What to work on :: Write out exactly the lines between the line containing "Write a Python" and the line containing "s.set_linewidth(0.9)", including both of those lines, and nothing more.

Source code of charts
++++++++++
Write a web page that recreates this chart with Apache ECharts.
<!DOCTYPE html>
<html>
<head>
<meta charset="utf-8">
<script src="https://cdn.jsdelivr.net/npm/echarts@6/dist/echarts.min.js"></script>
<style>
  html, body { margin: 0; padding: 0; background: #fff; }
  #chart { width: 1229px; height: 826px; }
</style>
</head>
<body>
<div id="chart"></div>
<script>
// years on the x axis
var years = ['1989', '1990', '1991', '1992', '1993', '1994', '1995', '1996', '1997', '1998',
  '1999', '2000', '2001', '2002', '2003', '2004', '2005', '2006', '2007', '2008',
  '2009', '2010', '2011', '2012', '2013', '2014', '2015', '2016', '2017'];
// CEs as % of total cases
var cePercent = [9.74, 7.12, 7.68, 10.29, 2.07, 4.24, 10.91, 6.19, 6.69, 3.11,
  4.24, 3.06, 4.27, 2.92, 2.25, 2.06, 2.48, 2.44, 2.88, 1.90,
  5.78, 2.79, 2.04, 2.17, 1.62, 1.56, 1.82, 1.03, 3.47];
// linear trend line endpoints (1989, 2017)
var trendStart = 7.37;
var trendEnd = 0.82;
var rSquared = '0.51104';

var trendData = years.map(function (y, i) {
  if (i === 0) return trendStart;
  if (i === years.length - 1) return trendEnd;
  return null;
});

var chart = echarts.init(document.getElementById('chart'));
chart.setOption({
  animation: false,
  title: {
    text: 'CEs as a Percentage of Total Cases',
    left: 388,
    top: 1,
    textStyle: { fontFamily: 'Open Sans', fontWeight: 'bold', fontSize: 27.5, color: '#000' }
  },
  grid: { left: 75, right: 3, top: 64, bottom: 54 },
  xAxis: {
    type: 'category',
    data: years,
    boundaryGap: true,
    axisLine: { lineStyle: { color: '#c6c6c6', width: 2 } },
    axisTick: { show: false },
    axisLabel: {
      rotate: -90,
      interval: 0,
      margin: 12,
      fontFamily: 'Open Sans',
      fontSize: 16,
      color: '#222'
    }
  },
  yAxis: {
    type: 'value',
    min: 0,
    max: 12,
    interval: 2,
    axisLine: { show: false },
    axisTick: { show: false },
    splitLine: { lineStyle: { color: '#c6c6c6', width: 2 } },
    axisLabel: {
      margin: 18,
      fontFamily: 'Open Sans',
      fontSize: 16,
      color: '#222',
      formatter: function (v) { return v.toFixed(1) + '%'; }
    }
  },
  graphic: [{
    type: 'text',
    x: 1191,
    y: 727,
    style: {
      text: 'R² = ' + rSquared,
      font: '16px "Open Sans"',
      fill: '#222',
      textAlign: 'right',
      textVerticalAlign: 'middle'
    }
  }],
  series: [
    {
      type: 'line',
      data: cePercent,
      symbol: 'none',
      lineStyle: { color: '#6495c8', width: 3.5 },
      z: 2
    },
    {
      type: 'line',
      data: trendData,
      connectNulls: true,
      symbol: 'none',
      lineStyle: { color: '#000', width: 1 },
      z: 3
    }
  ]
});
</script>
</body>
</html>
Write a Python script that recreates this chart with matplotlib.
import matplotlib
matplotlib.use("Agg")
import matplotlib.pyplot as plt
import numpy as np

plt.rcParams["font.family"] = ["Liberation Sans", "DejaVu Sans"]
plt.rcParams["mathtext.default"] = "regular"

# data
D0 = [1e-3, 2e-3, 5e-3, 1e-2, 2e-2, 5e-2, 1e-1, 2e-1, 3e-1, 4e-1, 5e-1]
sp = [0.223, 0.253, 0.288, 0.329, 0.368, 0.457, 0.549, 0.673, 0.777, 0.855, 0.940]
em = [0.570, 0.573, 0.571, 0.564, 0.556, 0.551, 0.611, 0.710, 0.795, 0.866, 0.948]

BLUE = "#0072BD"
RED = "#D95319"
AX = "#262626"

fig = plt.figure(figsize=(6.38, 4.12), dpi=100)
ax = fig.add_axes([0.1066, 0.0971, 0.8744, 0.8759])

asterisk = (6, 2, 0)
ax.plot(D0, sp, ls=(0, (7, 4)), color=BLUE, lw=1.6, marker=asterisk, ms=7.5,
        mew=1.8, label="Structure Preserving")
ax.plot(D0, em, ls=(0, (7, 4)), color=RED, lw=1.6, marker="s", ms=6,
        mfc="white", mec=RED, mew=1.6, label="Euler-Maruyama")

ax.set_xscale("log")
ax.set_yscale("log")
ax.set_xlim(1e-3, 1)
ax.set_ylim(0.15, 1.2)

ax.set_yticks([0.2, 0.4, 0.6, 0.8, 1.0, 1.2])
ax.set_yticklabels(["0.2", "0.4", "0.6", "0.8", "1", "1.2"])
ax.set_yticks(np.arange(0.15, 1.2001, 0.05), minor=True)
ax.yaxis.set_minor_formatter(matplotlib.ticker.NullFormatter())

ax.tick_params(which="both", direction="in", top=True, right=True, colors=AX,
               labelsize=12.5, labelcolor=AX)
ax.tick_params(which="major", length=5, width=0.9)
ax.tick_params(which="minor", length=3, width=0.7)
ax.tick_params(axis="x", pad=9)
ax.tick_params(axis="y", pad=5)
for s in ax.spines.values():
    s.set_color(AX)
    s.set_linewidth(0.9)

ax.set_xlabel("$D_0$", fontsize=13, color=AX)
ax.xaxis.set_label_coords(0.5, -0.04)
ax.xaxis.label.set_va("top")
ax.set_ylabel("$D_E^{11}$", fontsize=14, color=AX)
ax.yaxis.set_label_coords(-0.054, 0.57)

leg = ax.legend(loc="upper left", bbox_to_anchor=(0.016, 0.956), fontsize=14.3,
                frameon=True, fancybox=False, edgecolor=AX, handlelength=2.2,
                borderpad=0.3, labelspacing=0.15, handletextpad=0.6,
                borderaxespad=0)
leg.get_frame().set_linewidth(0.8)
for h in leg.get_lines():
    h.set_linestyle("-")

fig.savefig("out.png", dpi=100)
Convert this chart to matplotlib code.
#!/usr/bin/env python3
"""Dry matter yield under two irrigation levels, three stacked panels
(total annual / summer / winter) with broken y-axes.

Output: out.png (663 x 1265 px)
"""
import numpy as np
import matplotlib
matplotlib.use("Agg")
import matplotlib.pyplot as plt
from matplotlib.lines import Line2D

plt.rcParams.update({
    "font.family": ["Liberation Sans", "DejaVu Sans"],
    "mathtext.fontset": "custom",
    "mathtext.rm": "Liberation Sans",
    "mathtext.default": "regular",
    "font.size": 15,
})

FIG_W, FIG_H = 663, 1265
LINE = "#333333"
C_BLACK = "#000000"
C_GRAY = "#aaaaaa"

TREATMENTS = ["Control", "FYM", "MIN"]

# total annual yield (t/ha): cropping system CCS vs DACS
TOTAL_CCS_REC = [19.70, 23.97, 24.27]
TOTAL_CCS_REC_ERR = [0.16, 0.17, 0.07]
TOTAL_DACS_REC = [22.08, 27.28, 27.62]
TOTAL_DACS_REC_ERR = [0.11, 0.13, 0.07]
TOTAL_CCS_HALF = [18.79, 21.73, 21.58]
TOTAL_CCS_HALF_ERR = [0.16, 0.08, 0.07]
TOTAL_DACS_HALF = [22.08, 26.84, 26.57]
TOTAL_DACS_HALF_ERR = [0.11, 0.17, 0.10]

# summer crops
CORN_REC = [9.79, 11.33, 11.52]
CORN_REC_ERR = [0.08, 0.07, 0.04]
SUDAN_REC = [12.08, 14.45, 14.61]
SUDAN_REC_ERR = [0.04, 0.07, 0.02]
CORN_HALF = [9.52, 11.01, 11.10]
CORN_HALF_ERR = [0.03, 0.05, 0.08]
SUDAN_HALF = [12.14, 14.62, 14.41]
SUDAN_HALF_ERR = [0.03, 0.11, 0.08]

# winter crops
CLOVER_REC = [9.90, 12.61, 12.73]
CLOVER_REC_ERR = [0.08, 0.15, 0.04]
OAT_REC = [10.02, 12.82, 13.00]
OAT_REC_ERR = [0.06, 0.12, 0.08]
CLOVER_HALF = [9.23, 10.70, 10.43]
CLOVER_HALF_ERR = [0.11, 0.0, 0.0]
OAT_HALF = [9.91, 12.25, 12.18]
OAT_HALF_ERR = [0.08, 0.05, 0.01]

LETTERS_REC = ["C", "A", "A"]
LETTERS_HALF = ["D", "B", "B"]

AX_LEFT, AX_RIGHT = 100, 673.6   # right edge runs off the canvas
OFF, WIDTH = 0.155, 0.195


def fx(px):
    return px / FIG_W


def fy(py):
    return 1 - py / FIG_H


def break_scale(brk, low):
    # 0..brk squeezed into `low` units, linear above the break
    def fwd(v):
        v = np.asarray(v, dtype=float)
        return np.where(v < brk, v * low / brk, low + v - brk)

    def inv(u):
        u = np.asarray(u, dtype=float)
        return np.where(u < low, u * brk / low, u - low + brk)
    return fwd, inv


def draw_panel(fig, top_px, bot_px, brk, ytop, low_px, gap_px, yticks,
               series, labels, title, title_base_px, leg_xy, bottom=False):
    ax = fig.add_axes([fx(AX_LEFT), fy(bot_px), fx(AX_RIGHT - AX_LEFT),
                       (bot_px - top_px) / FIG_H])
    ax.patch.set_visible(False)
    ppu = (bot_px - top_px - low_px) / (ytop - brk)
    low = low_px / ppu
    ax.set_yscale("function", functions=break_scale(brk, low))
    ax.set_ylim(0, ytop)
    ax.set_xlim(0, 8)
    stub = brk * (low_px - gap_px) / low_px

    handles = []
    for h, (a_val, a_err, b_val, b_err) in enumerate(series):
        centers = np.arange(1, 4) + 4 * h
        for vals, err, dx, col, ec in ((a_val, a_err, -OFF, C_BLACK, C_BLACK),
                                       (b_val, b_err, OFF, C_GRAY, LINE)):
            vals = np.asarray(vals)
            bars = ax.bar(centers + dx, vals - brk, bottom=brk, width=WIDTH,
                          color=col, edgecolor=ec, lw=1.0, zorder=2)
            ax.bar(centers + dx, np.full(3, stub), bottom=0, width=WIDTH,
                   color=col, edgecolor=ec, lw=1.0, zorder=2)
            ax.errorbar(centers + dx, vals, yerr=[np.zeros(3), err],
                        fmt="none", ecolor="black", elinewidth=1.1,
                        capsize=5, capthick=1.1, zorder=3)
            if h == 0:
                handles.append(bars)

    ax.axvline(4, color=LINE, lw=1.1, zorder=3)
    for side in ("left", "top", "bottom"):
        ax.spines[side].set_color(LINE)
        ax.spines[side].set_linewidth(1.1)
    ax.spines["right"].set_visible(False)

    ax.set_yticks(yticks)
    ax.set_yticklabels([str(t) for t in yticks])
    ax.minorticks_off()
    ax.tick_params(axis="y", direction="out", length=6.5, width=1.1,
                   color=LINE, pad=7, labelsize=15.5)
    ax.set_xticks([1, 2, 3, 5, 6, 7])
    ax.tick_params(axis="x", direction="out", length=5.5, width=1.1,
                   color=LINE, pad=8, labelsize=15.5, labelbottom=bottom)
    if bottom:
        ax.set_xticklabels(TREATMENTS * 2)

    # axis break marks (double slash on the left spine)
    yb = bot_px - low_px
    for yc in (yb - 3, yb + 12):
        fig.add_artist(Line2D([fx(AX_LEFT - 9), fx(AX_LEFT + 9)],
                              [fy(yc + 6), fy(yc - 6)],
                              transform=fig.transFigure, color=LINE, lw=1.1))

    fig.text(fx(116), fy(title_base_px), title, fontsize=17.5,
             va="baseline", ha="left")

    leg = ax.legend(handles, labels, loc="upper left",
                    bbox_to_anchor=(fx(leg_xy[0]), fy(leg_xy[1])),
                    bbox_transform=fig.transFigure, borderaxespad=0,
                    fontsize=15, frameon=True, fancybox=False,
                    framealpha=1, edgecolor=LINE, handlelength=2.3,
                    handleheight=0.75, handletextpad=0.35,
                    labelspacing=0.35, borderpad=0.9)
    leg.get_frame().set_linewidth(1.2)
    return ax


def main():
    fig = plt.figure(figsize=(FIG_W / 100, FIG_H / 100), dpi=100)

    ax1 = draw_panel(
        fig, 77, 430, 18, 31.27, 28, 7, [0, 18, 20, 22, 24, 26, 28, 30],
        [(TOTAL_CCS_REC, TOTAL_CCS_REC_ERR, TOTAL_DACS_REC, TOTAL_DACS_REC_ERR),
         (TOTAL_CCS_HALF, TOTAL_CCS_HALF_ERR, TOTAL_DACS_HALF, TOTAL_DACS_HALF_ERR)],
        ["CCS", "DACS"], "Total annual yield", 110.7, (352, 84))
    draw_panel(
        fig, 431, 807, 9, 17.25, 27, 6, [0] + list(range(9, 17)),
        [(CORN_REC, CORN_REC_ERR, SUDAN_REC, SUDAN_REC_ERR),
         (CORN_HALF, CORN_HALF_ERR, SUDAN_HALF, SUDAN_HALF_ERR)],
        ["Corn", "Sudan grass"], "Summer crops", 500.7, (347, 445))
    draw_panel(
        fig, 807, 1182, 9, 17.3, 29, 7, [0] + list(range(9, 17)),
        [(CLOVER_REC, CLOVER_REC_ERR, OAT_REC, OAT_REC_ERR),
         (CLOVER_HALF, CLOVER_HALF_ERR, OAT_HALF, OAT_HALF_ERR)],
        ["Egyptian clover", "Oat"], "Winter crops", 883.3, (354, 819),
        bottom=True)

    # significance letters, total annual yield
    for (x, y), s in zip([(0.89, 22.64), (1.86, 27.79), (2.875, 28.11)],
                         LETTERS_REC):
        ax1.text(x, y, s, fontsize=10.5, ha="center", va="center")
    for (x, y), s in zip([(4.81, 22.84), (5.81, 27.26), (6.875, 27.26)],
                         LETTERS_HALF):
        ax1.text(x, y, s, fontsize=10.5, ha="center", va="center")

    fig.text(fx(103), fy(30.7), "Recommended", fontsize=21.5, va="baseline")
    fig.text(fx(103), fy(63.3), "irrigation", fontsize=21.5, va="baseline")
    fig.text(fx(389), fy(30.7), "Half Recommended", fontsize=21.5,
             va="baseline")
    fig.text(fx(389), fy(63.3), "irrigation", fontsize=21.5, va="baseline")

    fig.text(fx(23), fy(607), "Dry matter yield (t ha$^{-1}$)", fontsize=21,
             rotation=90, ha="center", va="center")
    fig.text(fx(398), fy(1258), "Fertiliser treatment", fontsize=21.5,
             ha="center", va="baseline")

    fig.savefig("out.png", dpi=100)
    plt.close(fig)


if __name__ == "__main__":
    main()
++++++++++
The completed task ::
Write a Python script that recreates this chart with matplotlib.
import matplotlib
matplotlib.use("Agg")
import matplotlib.pyplot as plt
import numpy as np

plt.rcParams["font.family"] = ["Liberation Sans", "DejaVu Sans"]
plt.rcParams["mathtext.default"] = "regular"

# data
D0 = [1e-3, 2e-3, 5e-3, 1e-2, 2e-2, 5e-2, 1e-1, 2e-1, 3e-1, 4e-1, 5e-1]
sp = [0.223, 0.253, 0.288, 0.329, 0.368, 0.457, 0.549, 0.673, 0.777, 0.855, 0.940]
em = [0.570, 0.573, 0.571, 0.564, 0.556, 0.551, 0.611, 0.710, 0.795, 0.866, 0.948]

BLUE = "#0072BD"
RED = "#D95319"
AX = "#262626"

fig = plt.figure(figsize=(6.38, 4.12), dpi=100)
ax = fig.add_axes([0.1066, 0.0971, 0.8744, 0.8759])

asterisk = (6, 2, 0)
ax.plot(D0, sp, ls=(0, (7, 4)), color=BLUE, lw=1.6, marker=asterisk, ms=7.5,
        mew=1.8, label="Structure Preserving")
ax.plot(D0, em, ls=(0, (7, 4)), color=RED, lw=1.6, marker="s", ms=6,
        mfc="white", mec=RED, mew=1.6, label="Euler-Maruyama")

ax.set_xscale("log")
ax.set_yscale("log")
ax.set_xlim(1e-3, 1)
ax.set_ylim(0.15, 1.2)

ax.set_yticks([0.2, 0.4, 0.6, 0.8, 1.0, 1.2])
ax.set_yticklabels(["0.2", "0.4", "0.6", "0.8", "1", "1.2"])
ax.set_yticks(np.arange(0.15, 1.2001, 0.05), minor=True)
ax.yaxis.set_minor_formatter(matplotlib.ticker.NullFormatter())

ax.tick_params(which="both", direction="in", top=True, right=True, colors=AX,
               labelsize=12.5, labelcolor=AX)
ax.tick_params(which="major", length=5, width=0.9)
ax.tick_params(which="minor", length=3, width=0.7)
ax.tick_params(axis="x", pad=9)
ax.tick_params(axis="y", pad=5)
for s in ax.spines.values():
    s.set_color(AX)
    s.set_linewidth(0.9)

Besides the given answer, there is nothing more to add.